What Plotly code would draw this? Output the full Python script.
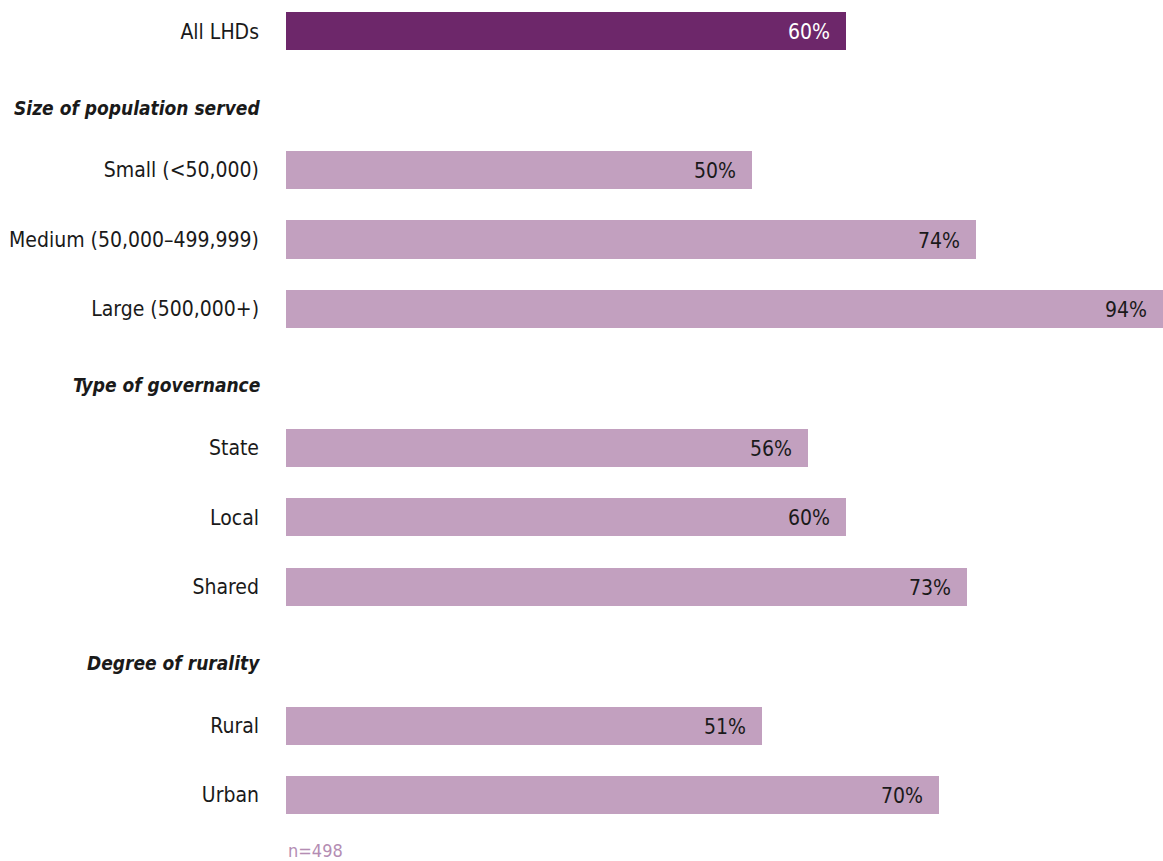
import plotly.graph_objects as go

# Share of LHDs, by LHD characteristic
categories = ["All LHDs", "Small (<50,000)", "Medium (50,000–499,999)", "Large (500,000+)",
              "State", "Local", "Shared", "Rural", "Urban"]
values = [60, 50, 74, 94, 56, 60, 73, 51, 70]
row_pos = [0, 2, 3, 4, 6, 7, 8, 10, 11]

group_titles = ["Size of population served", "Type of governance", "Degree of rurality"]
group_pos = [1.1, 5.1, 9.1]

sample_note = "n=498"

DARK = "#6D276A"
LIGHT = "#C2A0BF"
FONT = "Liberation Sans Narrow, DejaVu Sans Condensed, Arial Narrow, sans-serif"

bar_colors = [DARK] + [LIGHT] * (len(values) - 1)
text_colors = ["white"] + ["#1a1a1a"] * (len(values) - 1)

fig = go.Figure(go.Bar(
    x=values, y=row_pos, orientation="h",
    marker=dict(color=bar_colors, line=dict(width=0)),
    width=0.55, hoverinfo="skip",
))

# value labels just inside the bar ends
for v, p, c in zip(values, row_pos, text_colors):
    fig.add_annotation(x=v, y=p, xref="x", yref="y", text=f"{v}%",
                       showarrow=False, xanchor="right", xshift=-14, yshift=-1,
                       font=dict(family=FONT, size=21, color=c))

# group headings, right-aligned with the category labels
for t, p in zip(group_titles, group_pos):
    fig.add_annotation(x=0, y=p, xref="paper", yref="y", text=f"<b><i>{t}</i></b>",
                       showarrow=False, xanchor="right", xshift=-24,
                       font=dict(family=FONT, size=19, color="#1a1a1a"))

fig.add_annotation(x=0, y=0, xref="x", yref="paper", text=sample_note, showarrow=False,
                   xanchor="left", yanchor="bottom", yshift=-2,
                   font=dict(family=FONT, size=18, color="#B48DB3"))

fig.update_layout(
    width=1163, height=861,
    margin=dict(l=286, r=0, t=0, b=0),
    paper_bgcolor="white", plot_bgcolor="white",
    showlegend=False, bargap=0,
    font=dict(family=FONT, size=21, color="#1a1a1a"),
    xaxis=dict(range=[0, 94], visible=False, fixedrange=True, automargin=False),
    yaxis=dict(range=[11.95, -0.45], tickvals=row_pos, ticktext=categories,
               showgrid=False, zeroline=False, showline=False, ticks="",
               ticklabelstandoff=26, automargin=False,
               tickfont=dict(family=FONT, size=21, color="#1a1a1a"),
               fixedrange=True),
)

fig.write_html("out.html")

•••

_WHAT NEEDS TO BE DONE_
Restate the whole listing above exactly, please, omitting every image.

_OUTPUT_
What Plotly code would draw this? Output the full Python script.
import plotly.graph_objects as go

# Share of LHDs, by LHD characteristic
categories = ["All LHDs", "Small (<50,000)", "Medium (50,000–499,999)", "Large (500,000+)",
              "State", "Local", "Shared", "Rural", "Urban"]
values = [60, 50, 74, 94, 56, 60, 73, 51, 70]
row_pos = [0, 2, 3, 4, 6, 7, 8, 10, 11]

group_titles = ["Size of population served", "Type of governance", "Degree of rurality"]
group_pos = [1.1, 5.1, 9.1]

sample_note = "n=498"

DARK = "#6D276A"
LIGHT = "#C2A0BF"
FONT = "Liberation Sans Narrow, DejaVu Sans Condensed, Arial Narrow, sans-serif"

bar_colors = [DARK] + [LIGHT] * (len(values) - 1)
text_colors = ["white"] + ["#1a1a1a"] * (len(values) - 1)

fig = go.Figure(go.Bar(
    x=values, y=row_pos, orientation="h",
    marker=dict(color=bar_colors, line=dict(width=0)),
    width=0.55, hoverinfo="skip",
))

# value labels just inside the bar ends
for v, p, c in zip(values, row_pos, text_colors):
    fig.add_annotation(x=v, y=p, xref="x", yref="y", text=f"{v}%",
                       showarrow=False, xanchor="right", xshift=-14, yshift=-1,
                       font=dict(family=FONT, size=21, color=c))

# group headings, right-aligned with the category labels
for t, p in zip(group_titles, group_pos):
    fig.add_annotation(x=0, y=p, xref="paper", yref="y", text=f"<b><i>{t}</i></b>",
                       showarrow=False, xanchor="right", xshift=-24,
                       font=dict(family=FONT, size=19, color="#1a1a1a"))

fig.add_annotation(x=0, y=0, xref="x", yref="paper", text=sample_note, showarrow=False,
                   xanchor="left", yanchor="bottom", yshift=-2,
                   font=dict(family=FONT, size=18, color="#B48DB3"))

fig.update_layout(
    width=1163, height=861,
    margin=dict(l=286, r=0, t=0, b=0),
    paper_bgcolor="white", plot_bgcolor="white",
    showlegend=False, bargap=0,
    font=dict(family=FONT, size=21, color="#1a1a1a"),
    xaxis=dict(range=[0, 94], visible=False, fixedrange=True, automargin=False),
    yaxis=dict(range=[11.95, -0.45], tickvals=row_pos, ticktext=categories,
               showgrid=False, zeroline=False, showline=False, ticks="",
               ticklabelstandoff=26, automargin=False,
               tickfont=dict(family=FONT, size=21, color="#1a1a1a"),
               fixedrange=True),
)

fig.write_html("out.html")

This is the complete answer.